Cincinnati Mayor John Cranley spent five July days in Philadelphia singing “Kumbaya” with fellow Democrats, rallying behind a candidate whose slogan is “Better Together.” He returned to Cincinnati to lob a political hand grenade at fellow council Democrats in the form of a secretly negotiated deal with the city’s police and other unions to provide budget-busting annual raises totaling 14 percent over 3 years to bracket next year’s mayoral and council elections. The manager and unions ultimately negotiated a compromise before Council voted on the mayor’s plan. But political divisions left in the wake of the mayor’s July surprise will last through the 2017 city elections. 
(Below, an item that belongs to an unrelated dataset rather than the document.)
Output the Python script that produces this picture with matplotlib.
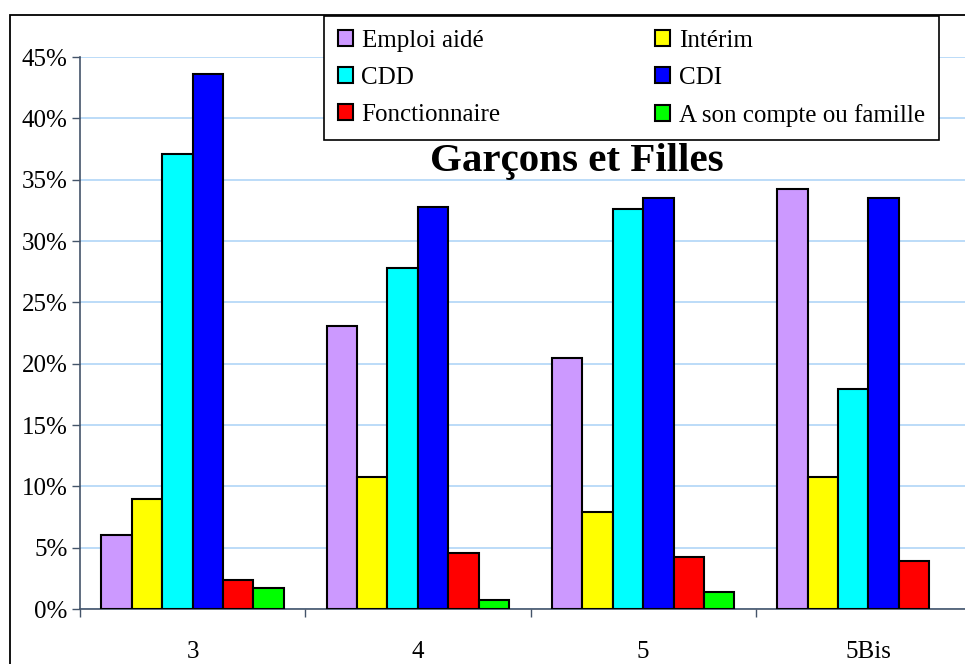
import numpy as np
import matplotlib
matplotlib.use("Agg")
import matplotlib.pyplot as plt
from matplotlib.patches import Rectangle
from matplotlib.ticker import FuncFormatter

plt.rcParams['font.family'] = ['Liberation Serif', 'DejaVu Serif']

groups = ['3', '4', '5', '5Bis']
series_names = ['Emploi aidé', 'Intérim', 'CDD', 'CDI',
                'Fonctionnaire', 'A son compte ou famille']
emploi_aide = [6.0, 23.1, 20.5, 34.2]
interim = [9.0, 10.8, 7.9, 10.8]
cdd = [37.1, 27.8, 32.6, 17.9]
cdi = [43.6, 32.8, 33.5, 33.5]
fonctionnaire = [2.4, 4.6, 4.2, 3.9]
a_son_compte = [1.7, 0.7, 1.4, None]   # pas de barre pour 5Bis
colors = ['#cc99ff', '#ffff00', '#00ffff', '#0000ff', '#ff0000', '#00ff00']

series = [emploi_aide, interim, cdd, cdi, fonctionnaire, a_son_compte]

fig = plt.figure(figsize=(9.65, 6.64), dpi=100)
ax = fig.add_axes([80/965, 1 - 609/664, 901/965, 552/664])

width = 0.135
x = np.arange(len(groups))
handles = []
for i, (vals, name, col) in enumerate(zip(series, series_names, colors)):
    xs = [xx + (i - 2.5)*width for xx, v in zip(x, vals) if v is not None]
    hs = [v for v in vals if v is not None]
    b = ax.bar(xs, hs, width=width, color=col, edgecolor='black', linewidth=1.5,
               label=name, zorder=3)
    handles.append(b)

ax.set_xlim(-0.5, 3.5)
ax.set_ylim(0, 45)
ax.set_yticks(np.arange(0, 46, 5))
ax.yaxis.set_major_formatter(FuncFormatter(lambda v, p: '%d%%' % v))
ax.yaxis.grid(True, color='#a9d2f7', linewidth=1.1, zorder=0)
ax.set_axisbelow(True)

ax.set_xticks(x)
ax.set_xticklabels(groups)
ax.set_xticks(np.arange(-0.5, 3.6, 1), minor=True)
ax.tick_params(axis='x', which='major', length=0, pad=23, labelsize=18)
ax.tick_params(axis='x', which='minor', length=6, width=1, color='#44546a')
ax.tick_params(axis='y', length=6, width=1, color='#44546a', pad=3, labelsize=18)

for s in ['top', 'right']:
    ax.spines[s].set_visible(False)
for s in ['left', 'bottom']:
    ax.spines[s].set_color('#44546a')
    ax.spines[s].set_linewidth(1.2)

# cadre du graphique
fig.patches.append(Rectangle((10/965, -0.1), 1.2, 1.1 - 15/664, fill=False,
                             edgecolor='black', linewidth=1.3,
                             transform=fig.transFigure, figure=fig))

# legende remplie ligne par ligne
order = [0, 2, 4, 1, 3, 5]
leg = fig.legend([handles[k] for k in order], [series_names[k] for k in order],
                 loc='upper left',
                 bbox_to_anchor=(324/965, 1 - 137/664, 615/965, 121/664),
                 mode='expand', ncol=2, fontsize=18, frameon=True,
                 fancybox=False, edgecolor='black', framealpha=1,
                 handlelength=0.6, handleheight=0.6, handletextpad=0.35,
                 labelspacing=0.6, borderpad=0.55, borderaxespad=0)
leg.get_frame().set_linewidth(1.2)

fig.text(577/965, 1 - 161/664, 'Garçons et Filles', ha='center', va='center',
         fontsize=29.5, fontweight='bold')

fig.savefig('out.png', dpi=100)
Several Democratic members of council learned about the mayor’s proposal via a text message only minutes before he went public. Within days public workers and their families were jamming council chambers, demanding to know “which side are you on” from blindsided council members wondering how to pay for the mayor’s generosity.

I have spent a good amount of my legal career representing public employees, mostly teachers and college professors. I am the last to argue that these hard working folk don’t deserve generous raises after a long dry spell following 2008’s Great Recession. Ohio’s local governments were whipsawed by lower tax collections and cuts in the local government funds to pay for Governor Kasich’s income tax cuts. Public workers paid a price. Their families are due some catch up raises now that the economy is slowly but surely rebounding.
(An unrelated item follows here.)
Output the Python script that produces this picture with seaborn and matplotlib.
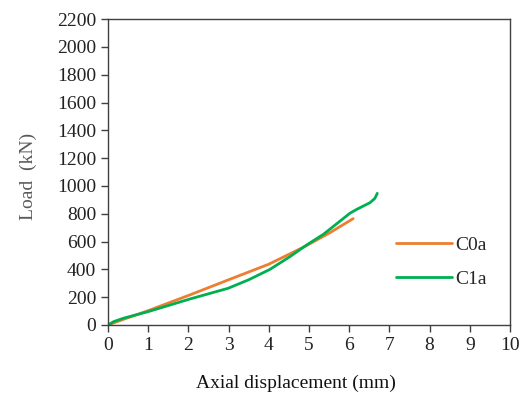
import pandas as pd
import matplotlib
matplotlib.use("Agg")
import matplotlib.pyplot as plt
import seaborn as sns

# C0a curve
c0a_disp = [0.0, 0.4, 1.0, 2.0, 3.0, 4.0, 4.9, 5.5, 6.1]
c0a_load = [0, 42, 103, 212, 325, 437, 565, 660, 765]

# C1a curve
c1a_disp = [0.0, 0.15, 0.38, 1.0, 2.04, 2.99, 3.5, 4.03, 4.53, 4.94, 5.36, 6.02, 6.19, 6.52, 6.64, 6.70]
c1a_load = [0, 25, 48, 96, 187, 264, 325, 400, 492, 575, 652, 804, 832, 880, 911, 947]

xticks = list(range(0, 11))
yticks = list(range(0, 2201, 200))

df = pd.concat([
    pd.DataFrame(dict(disp=c0a_disp, load=c0a_load, series="C0a")),
    pd.DataFrame(dict(disp=c1a_disp, load=c1a_load, series="C1a")),
])

sns.set_style("ticks")
plt.rcParams['font.family'] = ['Liberation Serif', 'DejaVu Serif']

fig = plt.figure(figsize=(5.29, 3.99), dpi=100)
ax = fig.add_axes([0.204, 0.1855, 0.76, 0.7665])
sns.lineplot(data=df, x="disp", y="load", hue="series", sort=False,
             palette={"C0a": "#ED7D31", "C1a": "#00B050"}, linewidth=2.0, ax=ax)

ax.set_xlim(0, 10)
ax.set_ylim(0, 2200)
ax.set_xticks(xticks)
ax.set_yticks(yticks)
ax.tick_params(labelsize=14, colors="#404040", length=5, width=1, labelcolor="#222222")
for s in ax.spines.values():
    s.set_color("#404040")
    s.set_linewidth(1.0)
ax.set_xlabel("Axial displacement (mm)", fontsize=14, color="#111111", labelpad=15, x=0.468)
ax.set_ylabel("Load  (kN)", fontsize=14, color="#595959", labelpad=14, y=0.485)

ax.legend(title=None, frameon=False, fontsize=14, loc="center",
          bbox_to_anchor=(0.83, 0.206), handlelength=2.85, labelspacing=0.86,
          handletextpad=0.2)

fig.savefig("out.png", dpi=100)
But even my eyebrows rose when the mayor circumvented the city manager and Ohio law to cut his deal with the Fraternal Order of Police (FOP). A 1983 Ohio law establishes rules for public sector bargaining. To assure bargaining does not become political extortion, a city or school board appoints a bargaining team to negotiate with the union’s team. The city or school board’s team cannot go around the union to negotiate directly with police or teachers. Correspondingly, a union cannot ignore management’s team to deal directly with the politicians. 
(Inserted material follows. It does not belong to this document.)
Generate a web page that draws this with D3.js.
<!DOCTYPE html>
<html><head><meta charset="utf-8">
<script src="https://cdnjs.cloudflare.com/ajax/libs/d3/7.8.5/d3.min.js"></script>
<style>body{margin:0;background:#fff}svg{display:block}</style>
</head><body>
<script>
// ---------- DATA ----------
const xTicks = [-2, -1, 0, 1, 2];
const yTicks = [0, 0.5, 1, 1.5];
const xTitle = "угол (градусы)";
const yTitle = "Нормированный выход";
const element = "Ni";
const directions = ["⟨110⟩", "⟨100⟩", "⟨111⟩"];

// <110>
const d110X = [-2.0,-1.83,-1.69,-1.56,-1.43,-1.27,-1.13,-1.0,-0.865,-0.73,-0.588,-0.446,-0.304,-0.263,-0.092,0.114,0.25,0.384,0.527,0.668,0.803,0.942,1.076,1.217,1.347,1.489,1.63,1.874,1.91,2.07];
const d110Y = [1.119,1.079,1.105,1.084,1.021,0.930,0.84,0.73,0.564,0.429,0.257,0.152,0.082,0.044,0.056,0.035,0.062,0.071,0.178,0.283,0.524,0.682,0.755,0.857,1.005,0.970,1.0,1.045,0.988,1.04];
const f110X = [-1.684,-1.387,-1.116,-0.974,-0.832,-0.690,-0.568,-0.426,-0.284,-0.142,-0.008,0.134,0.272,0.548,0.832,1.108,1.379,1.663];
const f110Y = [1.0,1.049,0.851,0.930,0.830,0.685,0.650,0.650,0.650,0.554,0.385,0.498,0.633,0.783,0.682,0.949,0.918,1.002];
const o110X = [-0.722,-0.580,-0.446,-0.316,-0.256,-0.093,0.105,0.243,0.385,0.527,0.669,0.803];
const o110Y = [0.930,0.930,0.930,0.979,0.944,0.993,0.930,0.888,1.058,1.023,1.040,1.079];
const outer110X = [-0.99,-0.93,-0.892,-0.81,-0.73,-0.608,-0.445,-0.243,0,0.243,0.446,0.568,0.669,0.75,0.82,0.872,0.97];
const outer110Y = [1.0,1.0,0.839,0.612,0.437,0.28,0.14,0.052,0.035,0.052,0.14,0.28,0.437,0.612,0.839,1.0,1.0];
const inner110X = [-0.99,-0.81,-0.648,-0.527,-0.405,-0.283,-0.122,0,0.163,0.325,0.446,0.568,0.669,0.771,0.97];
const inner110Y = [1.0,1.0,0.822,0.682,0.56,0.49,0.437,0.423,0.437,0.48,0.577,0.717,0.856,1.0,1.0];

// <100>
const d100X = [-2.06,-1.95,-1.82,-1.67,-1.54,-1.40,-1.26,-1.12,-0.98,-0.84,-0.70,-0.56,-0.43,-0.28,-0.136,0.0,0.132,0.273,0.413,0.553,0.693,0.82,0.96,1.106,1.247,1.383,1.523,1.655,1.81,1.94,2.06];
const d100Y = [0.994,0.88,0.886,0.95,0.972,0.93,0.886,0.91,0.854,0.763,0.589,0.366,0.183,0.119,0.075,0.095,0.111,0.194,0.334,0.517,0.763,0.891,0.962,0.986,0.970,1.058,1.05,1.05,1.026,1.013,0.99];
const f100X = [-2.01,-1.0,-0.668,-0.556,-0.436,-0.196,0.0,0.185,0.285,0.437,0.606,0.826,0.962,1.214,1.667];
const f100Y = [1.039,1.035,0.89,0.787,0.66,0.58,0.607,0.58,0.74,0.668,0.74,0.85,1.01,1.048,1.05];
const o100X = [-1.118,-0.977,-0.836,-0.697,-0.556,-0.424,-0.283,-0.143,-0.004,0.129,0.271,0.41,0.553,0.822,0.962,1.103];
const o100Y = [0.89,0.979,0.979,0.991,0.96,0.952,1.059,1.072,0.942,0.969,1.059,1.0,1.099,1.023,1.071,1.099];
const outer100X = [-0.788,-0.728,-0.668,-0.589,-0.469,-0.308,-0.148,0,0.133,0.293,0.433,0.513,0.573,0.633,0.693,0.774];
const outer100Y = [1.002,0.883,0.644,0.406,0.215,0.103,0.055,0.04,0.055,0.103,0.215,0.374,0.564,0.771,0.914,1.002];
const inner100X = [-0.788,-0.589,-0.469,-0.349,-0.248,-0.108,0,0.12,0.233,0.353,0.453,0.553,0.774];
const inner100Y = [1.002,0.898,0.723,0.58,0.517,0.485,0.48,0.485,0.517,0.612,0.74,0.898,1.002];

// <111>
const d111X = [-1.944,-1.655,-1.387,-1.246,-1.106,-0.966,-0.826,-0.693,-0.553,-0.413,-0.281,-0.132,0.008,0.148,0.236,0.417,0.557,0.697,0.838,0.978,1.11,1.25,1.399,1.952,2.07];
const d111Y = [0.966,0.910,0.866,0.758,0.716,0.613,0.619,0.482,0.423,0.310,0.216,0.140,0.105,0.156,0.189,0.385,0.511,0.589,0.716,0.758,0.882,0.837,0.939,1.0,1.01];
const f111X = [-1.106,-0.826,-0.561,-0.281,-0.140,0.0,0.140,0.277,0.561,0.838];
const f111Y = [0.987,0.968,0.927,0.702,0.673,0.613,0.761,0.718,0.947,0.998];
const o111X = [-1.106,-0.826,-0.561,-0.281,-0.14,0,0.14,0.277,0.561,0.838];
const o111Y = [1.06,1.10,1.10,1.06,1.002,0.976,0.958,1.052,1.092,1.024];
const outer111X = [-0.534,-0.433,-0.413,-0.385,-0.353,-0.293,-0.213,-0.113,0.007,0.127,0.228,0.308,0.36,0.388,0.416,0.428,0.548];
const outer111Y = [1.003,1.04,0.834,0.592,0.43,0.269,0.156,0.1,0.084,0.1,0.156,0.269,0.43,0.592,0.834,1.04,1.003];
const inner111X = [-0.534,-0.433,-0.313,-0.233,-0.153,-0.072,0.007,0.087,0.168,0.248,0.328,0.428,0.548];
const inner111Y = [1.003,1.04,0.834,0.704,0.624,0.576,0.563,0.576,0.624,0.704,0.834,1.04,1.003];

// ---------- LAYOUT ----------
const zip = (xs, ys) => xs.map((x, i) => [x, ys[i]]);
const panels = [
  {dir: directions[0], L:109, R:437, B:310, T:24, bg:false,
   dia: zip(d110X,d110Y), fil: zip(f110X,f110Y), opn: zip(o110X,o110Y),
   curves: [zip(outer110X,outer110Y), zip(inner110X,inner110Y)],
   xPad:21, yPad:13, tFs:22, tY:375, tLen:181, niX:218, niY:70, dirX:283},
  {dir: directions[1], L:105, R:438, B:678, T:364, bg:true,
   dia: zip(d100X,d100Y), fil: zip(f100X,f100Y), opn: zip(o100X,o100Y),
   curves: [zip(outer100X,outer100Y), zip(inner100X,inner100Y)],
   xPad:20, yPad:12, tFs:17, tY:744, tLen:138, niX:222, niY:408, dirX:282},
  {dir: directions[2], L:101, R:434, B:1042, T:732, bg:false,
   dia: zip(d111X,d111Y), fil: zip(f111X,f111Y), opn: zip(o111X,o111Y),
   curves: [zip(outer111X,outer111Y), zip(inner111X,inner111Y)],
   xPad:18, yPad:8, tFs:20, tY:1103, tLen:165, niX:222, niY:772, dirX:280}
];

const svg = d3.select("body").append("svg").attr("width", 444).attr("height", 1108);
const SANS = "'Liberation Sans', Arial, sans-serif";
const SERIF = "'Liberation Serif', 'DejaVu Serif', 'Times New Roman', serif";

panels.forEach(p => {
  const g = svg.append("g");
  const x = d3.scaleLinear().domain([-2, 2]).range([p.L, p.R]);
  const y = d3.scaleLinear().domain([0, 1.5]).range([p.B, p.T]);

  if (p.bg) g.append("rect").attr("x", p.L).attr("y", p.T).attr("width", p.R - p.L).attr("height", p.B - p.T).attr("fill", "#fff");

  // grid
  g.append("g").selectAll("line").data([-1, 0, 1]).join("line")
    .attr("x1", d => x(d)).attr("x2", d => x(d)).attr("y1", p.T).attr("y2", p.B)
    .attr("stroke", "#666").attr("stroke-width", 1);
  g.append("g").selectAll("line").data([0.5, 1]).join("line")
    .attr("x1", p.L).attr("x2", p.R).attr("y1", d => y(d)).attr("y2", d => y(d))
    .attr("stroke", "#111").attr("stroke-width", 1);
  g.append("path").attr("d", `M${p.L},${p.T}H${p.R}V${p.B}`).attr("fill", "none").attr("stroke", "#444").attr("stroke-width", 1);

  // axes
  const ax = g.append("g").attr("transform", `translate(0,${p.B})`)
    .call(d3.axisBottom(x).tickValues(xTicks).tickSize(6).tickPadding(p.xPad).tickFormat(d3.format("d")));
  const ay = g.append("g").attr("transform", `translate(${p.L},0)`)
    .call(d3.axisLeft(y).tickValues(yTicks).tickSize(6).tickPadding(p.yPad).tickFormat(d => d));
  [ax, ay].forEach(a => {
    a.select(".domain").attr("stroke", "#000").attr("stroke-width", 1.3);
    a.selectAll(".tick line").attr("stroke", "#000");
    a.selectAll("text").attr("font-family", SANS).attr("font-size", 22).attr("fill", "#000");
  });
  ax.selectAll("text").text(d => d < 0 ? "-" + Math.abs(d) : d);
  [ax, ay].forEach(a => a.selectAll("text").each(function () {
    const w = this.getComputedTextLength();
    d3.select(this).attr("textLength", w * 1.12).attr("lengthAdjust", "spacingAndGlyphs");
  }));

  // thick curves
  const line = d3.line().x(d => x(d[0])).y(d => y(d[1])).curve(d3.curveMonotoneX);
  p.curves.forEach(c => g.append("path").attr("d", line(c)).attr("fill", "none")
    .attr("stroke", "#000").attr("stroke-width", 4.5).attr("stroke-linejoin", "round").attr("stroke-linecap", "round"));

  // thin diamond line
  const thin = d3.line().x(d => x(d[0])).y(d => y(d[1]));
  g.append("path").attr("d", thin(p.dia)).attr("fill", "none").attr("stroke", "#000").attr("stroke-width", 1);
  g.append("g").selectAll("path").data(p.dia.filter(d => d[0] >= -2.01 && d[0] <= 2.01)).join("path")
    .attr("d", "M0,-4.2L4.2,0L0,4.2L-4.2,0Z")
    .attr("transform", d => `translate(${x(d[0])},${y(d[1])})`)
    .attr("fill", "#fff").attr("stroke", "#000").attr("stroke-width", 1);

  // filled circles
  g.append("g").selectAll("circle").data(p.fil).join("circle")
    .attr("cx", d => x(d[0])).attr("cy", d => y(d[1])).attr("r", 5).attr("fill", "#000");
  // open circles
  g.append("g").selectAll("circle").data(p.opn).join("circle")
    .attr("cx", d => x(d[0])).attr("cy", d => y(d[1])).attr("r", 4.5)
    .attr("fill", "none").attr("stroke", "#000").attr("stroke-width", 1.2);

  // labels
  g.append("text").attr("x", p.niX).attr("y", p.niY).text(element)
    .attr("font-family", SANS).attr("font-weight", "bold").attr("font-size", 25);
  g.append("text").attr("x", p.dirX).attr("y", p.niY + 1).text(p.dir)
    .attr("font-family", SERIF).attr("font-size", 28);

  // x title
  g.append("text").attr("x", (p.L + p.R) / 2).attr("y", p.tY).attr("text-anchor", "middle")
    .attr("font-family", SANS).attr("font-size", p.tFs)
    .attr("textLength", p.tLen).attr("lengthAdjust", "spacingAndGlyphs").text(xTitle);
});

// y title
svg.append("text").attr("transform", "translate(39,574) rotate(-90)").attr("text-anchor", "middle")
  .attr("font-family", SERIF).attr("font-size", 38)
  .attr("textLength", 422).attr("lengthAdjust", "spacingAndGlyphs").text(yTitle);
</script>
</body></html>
In Cincinnati, the city manager, not the mayor, negotiates labor contracts. Only when a contract is negotiated do the members of the legislative body—City Council—ratify or reject the proposed deal. The law allows for “final offer settlement” for police or firefighters. A conciliator decides the outcome based on the last best offers of union and management, based on comparable pay elsewhere and the ability of the employer to pay.

So how did Cincinnati’s FOP get off this well-worn track? The mayor says the FOP was frustrated with a lack of progress at the bargaining table. No matter that the firefighters had already agreed to 2 percent raises for the next three years, or that council recently adopted and the mayor signed a budget with 3 percent raises. Cops wanted more. Why not use the “last best offer” conciliation process? Why take the risk? Instead, go to the mayor, who wants the FOP’s 2017 endorsement. 

The mayor’s proposal put council on the spot: either vote for budget-busting pay raises, or incur the wrath of the city’s employees and their families on Election Day. Of course, he and council could have privately conferred with the manager to coax a more generous offer at the bargaining table. But that would not allow the mayor to take credit for their raises when seeking union endorsement for his re-election. 

Confronted with the argument that his scheme undercut Ohio law, the mayor took shelter behind the First Amendment : “Of course politicians and unions have the right to talk to each other….” But that parrots the tune of the enemies of collective bargaining. In a recent U.S. Supreme Court case, Friedrichs vs. California Education Assn., anti-union lawyers argued that public sector unions should not be able to collect fair share fees from the paychecks of workers who don’t join the union. They argued that public sector bargaining is simply lobbying elected officials for more pay, and workers have a First Amendment right not to pay for union lobbying. Public unions dodged a bullet when Justice Scalia died before Friedrichs was decided. A 4-4 draw protected union fair share fees, at least for now. 

But when the issue comes to the court again, as it surely will, Mayor Cranley’s political power play with the FOP could become Exhibit A for anti-union forces hoping to cripple public sector unions once and for all.